January 30, 2003

sheer procrastination

Geoff Dyer spends a goodly part of his In Sheer Rage: Wrestling with D. H. Lawrence writing about not being able to write about his chosen subject. He does write reams about travelling in Europe and the States, but his is not a travel book: I think. How did I get to Dyer's book? Well, round about. Back in December I went to see Jonez and Kaufman's film Adaptation, and that sent me back to reread Nicholson Baker's funny U and I: A True Story. Tooling around the web revealed a review of Dyer's book. Dot dot dot. It also mentioned Adaptation and some other books, one of which, I'm currently reading.

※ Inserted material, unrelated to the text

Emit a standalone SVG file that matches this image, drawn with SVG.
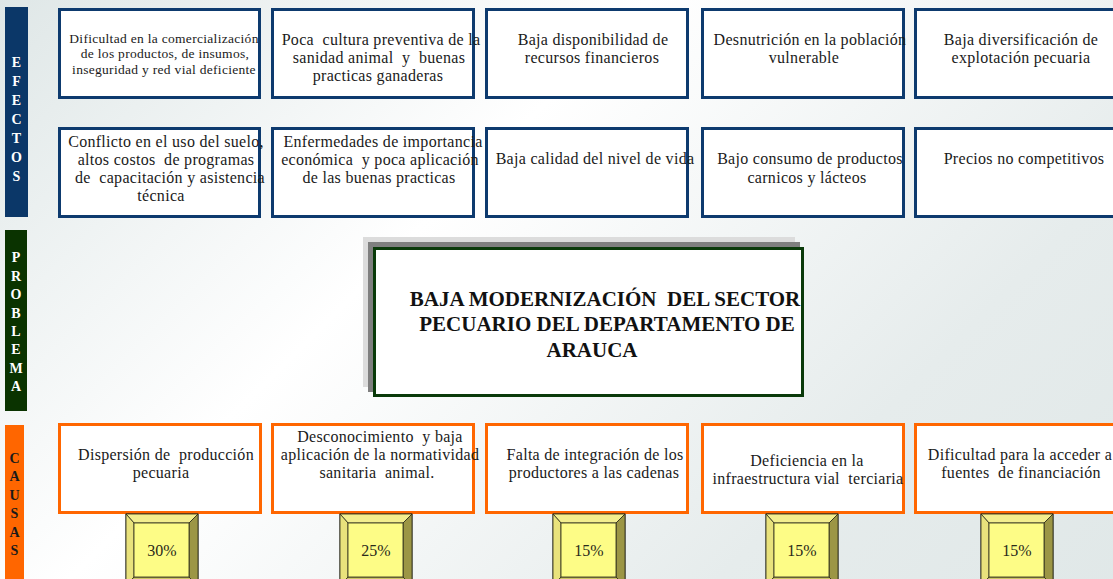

Dyer's is an Oblomovian kind of story told near the end of the universe, the end of writing, the end. He's a misanthrope, but not quite as talented as, say, Paul Theroux. Just kind of grumpy. Where Nicholson has his skin condition, which he at least shares with the object of his narrow desire, Dyer sits on a nudist beach contemplating masturbation. Now, I've not read any Lawrence, though I was exposed to Ken Russell's Women in Love back in the late '70s. (Watching Alan Bates and Oliver Read wrestle nude was enough to scar me for weeks.) I never even got around to Lady Chatterly's Lover, and -- truth be told -- I only read Catcher in the Rye a few years back. (It was a strange read at 40, and I cannot reconstruct what it would've been at 16. Helas.) Anyway, Dyer doesn't share anything with Lawrence, except maybe meeting an old lady who as a child used to deliver Lawrence's mail in the villa he rented from her family. He doesn't say aything to her, beyond "Buon giorno," he doesn't despair, but he does write about it. Sort of.